» **Data shown**
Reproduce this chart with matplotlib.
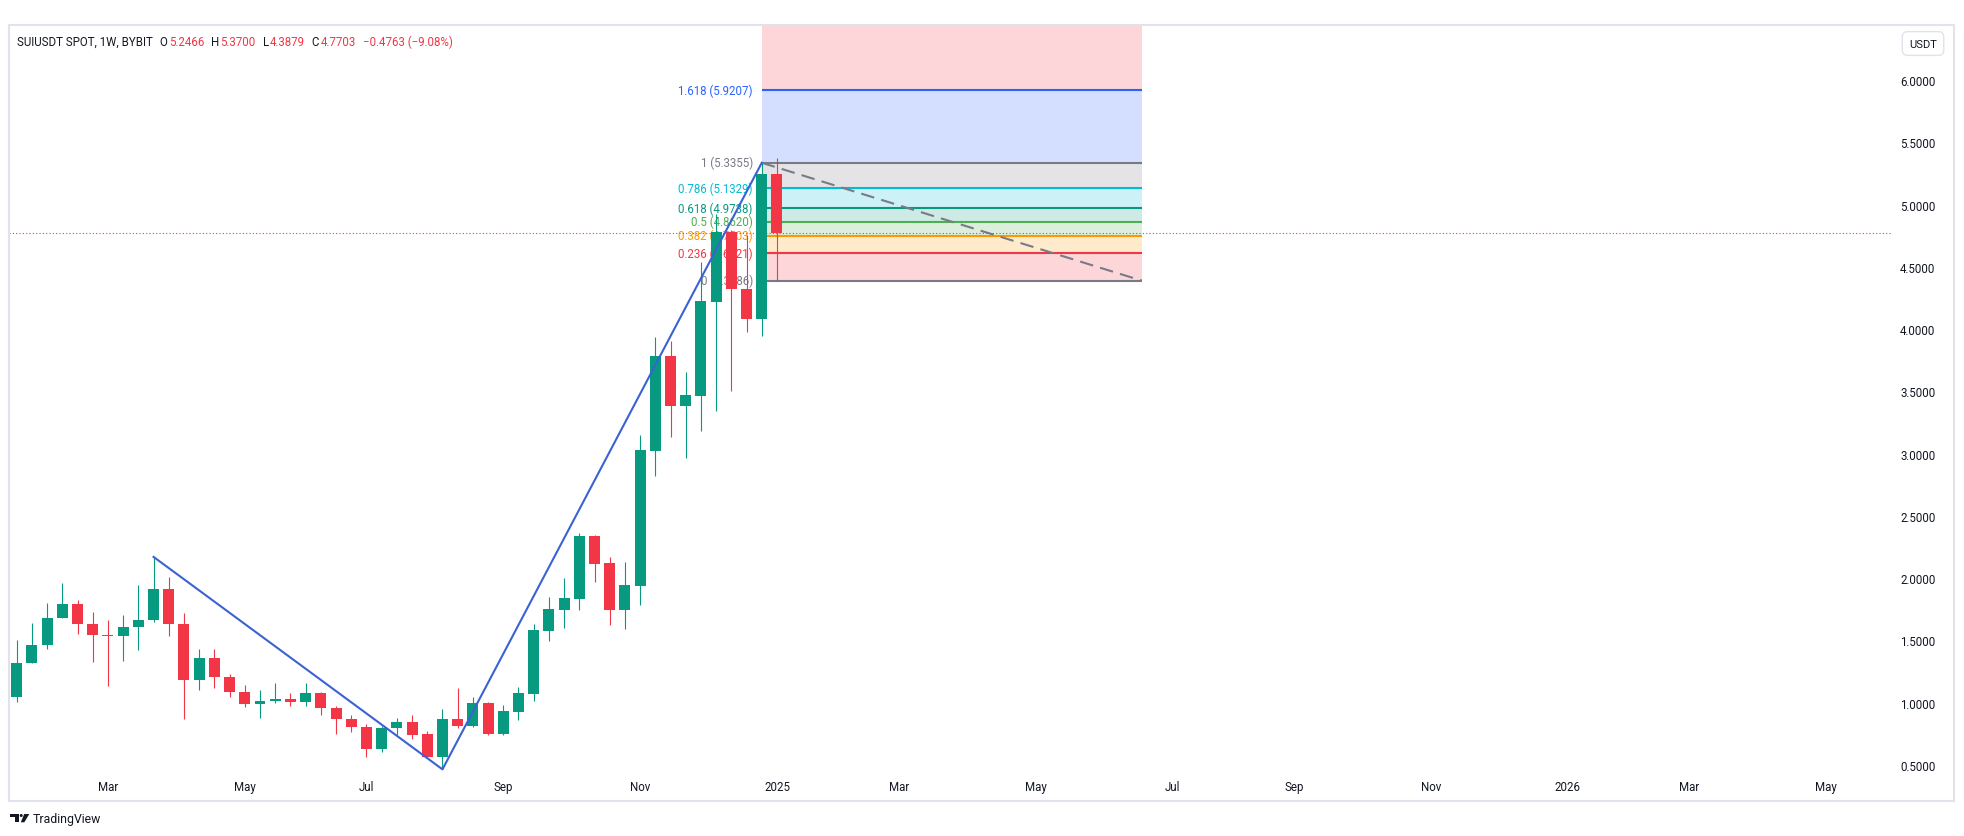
import matplotlib
matplotlib.use("Agg")
import matplotlib.pyplot as plt
import matplotlib.dates as mdates
from matplotlib.patches import Rectangle, Circle, Polygon
from matplotlib.transforms import Affine2D
import pandas as pd

plt.rcParams['font.family'] = ['Roboto', 'DejaVu Sans']

# weekly SUIUSDT candles, first bar = week of 2024-01-22, last = week of 2025-01-06
first_week = "2024-01-22"
opens = [1.046, 1.322, 1.461, 1.684, 1.791, 1.634, 1.544, 1.538, 1.611, 1.668,
         1.912, 1.634, 1.183, 1.362, 1.207, 1.086, 0.990, 1.017, 1.033, 1.006,
         1.081, 0.958, 0.869, 0.805, 0.625, 0.800, 0.848, 0.746, 0.564, 0.867,
         0.813, 0.995, 0.746, 0.926, 1.073, 1.577, 1.746, 1.831, 2.338, 2.121,
         1.746, 1.939, 3.024, 3.782, 3.385, 3.465, 4.221, 4.779, 4.323, 4.082,
         5.2466]
highs = [1.502, 1.644, 1.804, 1.965, 1.826, 1.732, 1.662, 1.708, 1.944, 2.171,
         2.013, 1.719, 1.435, 1.435, 1.228, 1.145, 1.100, 1.161, 1.076, 1.161,
         1.089, 0.974, 0.899, 0.826, 0.813, 0.880, 0.899, 0.773, 0.952, 1.116,
         1.049, 1.004, 0.979, 1.129, 1.630, 1.845, 2.000, 2.359, 2.346, 2.174,
         2.126, 3.150, 3.935, 3.902, 3.659, 4.540, 4.926, 4.792, 4.752, 5.3355,
         5.3700]
lows = [1.006, 1.315, 1.435, 1.678, 1.550, 1.327, 1.134, 1.335, 1.424, 1.649,
        1.536, 0.872, 1.102, 1.118, 1.046, 0.966, 0.877, 1.001, 0.974, 0.974,
        0.901, 0.749, 0.765, 0.564, 0.604, 0.738, 0.706, 0.558, 0.465, 0.794,
        0.805, 0.744, 0.741, 0.861, 1.014, 1.496, 1.603, 1.746, 1.971, 1.625,
        1.590, 1.786, 2.823, 3.131, 2.967, 3.179, 3.345, 3.500, 3.980, 3.948,
        4.3879]
closes = [1.322, 1.461, 1.684, 1.791, 1.630, 1.544, 1.538, 1.611, 1.668, 1.912,
          1.634, 1.183, 1.362, 1.207, 1.086, 0.987, 1.017, 1.033, 1.006, 1.081,
          0.958, 0.869, 0.805, 0.625, 0.800, 0.848, 0.738, 0.564, 0.867, 0.813,
          0.995, 0.746, 0.931, 1.076, 1.582, 1.751, 1.839, 2.338, 2.113, 1.746,
          1.944, 3.029, 3.782, 3.385, 3.471, 4.224, 4.779, 4.318, 4.082, 5.2466,
          4.7703]

# zigzag drawn through swing high -> swing low -> top (bar indices)
zigzag_bars = [9, 28, 49]

# fib retracement
fib_low = 4.3886
fib_high = 5.3355
fib_ratios = [0, 0.236, 0.382, 0.5, 0.618, 0.786, 1, 1.618, 2.618]
fib_colors = ['#787b86', '#f23645', '#ff9800', '#4caf50', '#089981',
              '#00bcd4', '#787b86', '#2962ff', '#f23645']
fib_start_bar = 49
fib_end = "2025-06-23"

price_ticks = [0.5, 1.0, 1.5, 2.0, 2.5, 3.0, 3.5, 4.0, 4.5, 5.0, 5.5, 6.0]
tick_months = pd.date_range("2024-03-01", "2026-05-01", freq="2MS")

header_name = "SUIUSDT SPOT, 1W, BYBIT"
header_ohlc = [("O", "5.2466"), ("H", "5.3700"), ("L", "4.3879"), ("C", "4.7703")]
header_change = "\u22120.4763 (\u22129.08%)"

UP = '#089981'
DOWN = '#f23645'
DARK = '#131722'
W, H = 1964, 837

fig = plt.figure(figsize=(W / 100, H / 100), dpi=100)
# plot area in pixels: x 9..1892, y 26..775
ax = fig.add_axes([9 / W, 1 - 775 / H, (1892 - 9) / W, (775 - 26) / H])
pix = Affine2D().scale(1 / W, -1 / H).translate(0, 1) + fig.transFigure

dates = pd.date_range(first_week, periods=len(opens), freq="7D")
x = mdates.date2num(dates)

# fib bands, lines and labels
fx0 = x[fib_start_bar]
fx1 = mdates.date2num(pd.Timestamp(fib_end))
levels = [fib_low + r * (fib_high - fib_low) for r in fib_ratios]
for i in range(len(levels) - 1):
    ax.fill_between([fx0, fx1], levels[i], levels[i + 1], color=fib_colors[i + 1],
                    alpha=0.2, lw=0, zorder=1)
for r, lv, c in zip(fib_ratios, levels, fib_colors):
    ax.hlines(lv, fx0, fx1, color=c, lw=1.5, zorder=2)
    ax.annotate(f"{r:g} ({lv:.4f})", xy=(fx0, lv), xytext=(-6.5, 0),
                textcoords='offset points', ha='right', va='center',
                color=c, fontsize=8.3, zorder=2.5, annotation_clip=True)
ax.plot([fx0, fx1], [fib_high, fib_low], color='#787b86', lw=1.5,
        ls=(0, (6.5, 3.5)), zorder=2.6)

# last price line
ax.axhline(closes[-1], color=DOWN, lw=0.8, ls=(0, (1, 2)), zorder=2.7)

# candles
cols = [UP if c >= o else DOWN for o, c in zip(opens, closes)]
bottoms = [min(o, c) for o, c in zip(opens, closes)]
heights = [max(abs(c - o), 0.008) for o, c in zip(opens, closes)]
ax.vlines(x, lows, highs, colors=cols, lw=0.8, zorder=3)
ax.bar(x, heights, width=5.06, bottom=bottoms, color=cols, lw=0, zorder=3.1)

# zigzag
zz_x = [x[i] for i in zigzag_bars]
zz_y = [highs[zigzag_bars[0]], lows[zigzag_bars[1]], highs[zigzag_bars[2]]]
ax.plot(zz_x, zz_y, color='#3a62d4', lw=1.5, zorder=4)

# axes
ax.set_xlim(x[0] - 3.55, x[0] + 863.3)
ax.set_ylim(0.4277, 6.4416)
for s in ax.spines.values():
    s.set_visible(False)
ax.yaxis.tick_right()
ax.set_yticks(price_ticks)
ax.set_yticklabels([f"{v:.4f}" for v in price_ticks])
ax.tick_params(axis='y', length=0, pad=5.8, labelsize=8.3, labelcolor=DARK)

tick_pos = []
tick_lab = []
for m in tick_months:
    first_monday = m + pd.Timedelta(days=(7 - m.weekday()) % 7)
    tick_pos.append(mdates.date2num(first_monday))
    tick_lab.append(str(m.year) if m.month == 1 else m.strftime('%b'))
ax.set_xticks(tick_pos)
ax.set_xticklabels(tick_lab)
ax.tick_params(axis='x', length=0, pad=4.5, labelsize=8.3, labelcolor=DARK)

# frame and price-axis currency box
fig.add_artist(Rectangle((9, 802), 1945, -776, transform=pix, fill=False,
                         edgecolor='#e0e3eb', lw=1.5))
fig.text(1923 / W, 1 - 44.5 / H, "USDT", ha='center', va='center', fontsize=8,
         color=DARK, bbox=dict(boxstyle='round,pad=0.62,rounding_size=0.5',
                               fc='white', ec='#e0e3eb', lw=1))

# header: symbol and OHLC
t = fig.text(17 / W, 1 - 42.5 / H, header_name, ha='left', va='center',
             fontsize=8.3, color=DARK)
for letter, val in header_ohlc:
    t = ax.annotate(letter, xy=(1, 0), xycoords=t, xytext=(5, 0),
                    textcoords='offset points', ha='left', va='bottom',
                    fontsize=8.3, color=DARK, annotation_clip=False)
    t = ax.annotate(val, xy=(1, 0), xycoords=t, xytext=(0.8, 0),
                    textcoords='offset points', ha='left', va='bottom',
                    fontsize=8.3, color=DOWN, annotation_clip=False)
ax.annotate(header_change, xy=(1, 0), xycoords=t, xytext=(5, 0),
            textcoords='offset points', ha='left', va='bottom',
            fontsize=8.3, color=DOWN, annotation_clip=False)

# TradingView logo
fig.add_artist(Polygon([(10, 815), (18.7, 815), (18.7, 823.3), (14.7, 823.3),
                        (14.7, 817.8), (10, 817.8)], closed=True, transform=pix,
                       fc=DARK, ec='none'))
fig.add_artist(Circle((21.2, 816.5), 1.5, transform=pix, fc=DARK, ec='none'))
fig.add_artist(Polygon([(24.2, 815), (29.3, 815), (24.3, 823.3), (20.8, 823.3)],
                       closed=True, transform=pix, fc=DARK, ec='none'))
fig.text(33 / W, 1 - 819.5 / H, "TradingView", ha='left', va='center',
         fontsize=8.8, color=DARK)

fig.savefig("out.png", dpi=100, facecolor='white')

» **Objective**
Reproduce exactly the run of lines that opens the listing and closes with the line holding "plt.rcParams['font.family'] = ['Roboto', 'DejaVu". Pictures are excluded.

» **The completed task**
Reproduce this chart with matplotlib.
import matplotlib
matplotlib.use("Agg")
import matplotlib.pyplot as plt
import matplotlib.dates as mdates
from matplotlib.patches import Rectangle, Circle, Polygon
from matplotlib.transforms import Affine2D
import pandas as pd

plt.rcParams['font.family'] = ['Roboto', 'DejaVu Sans']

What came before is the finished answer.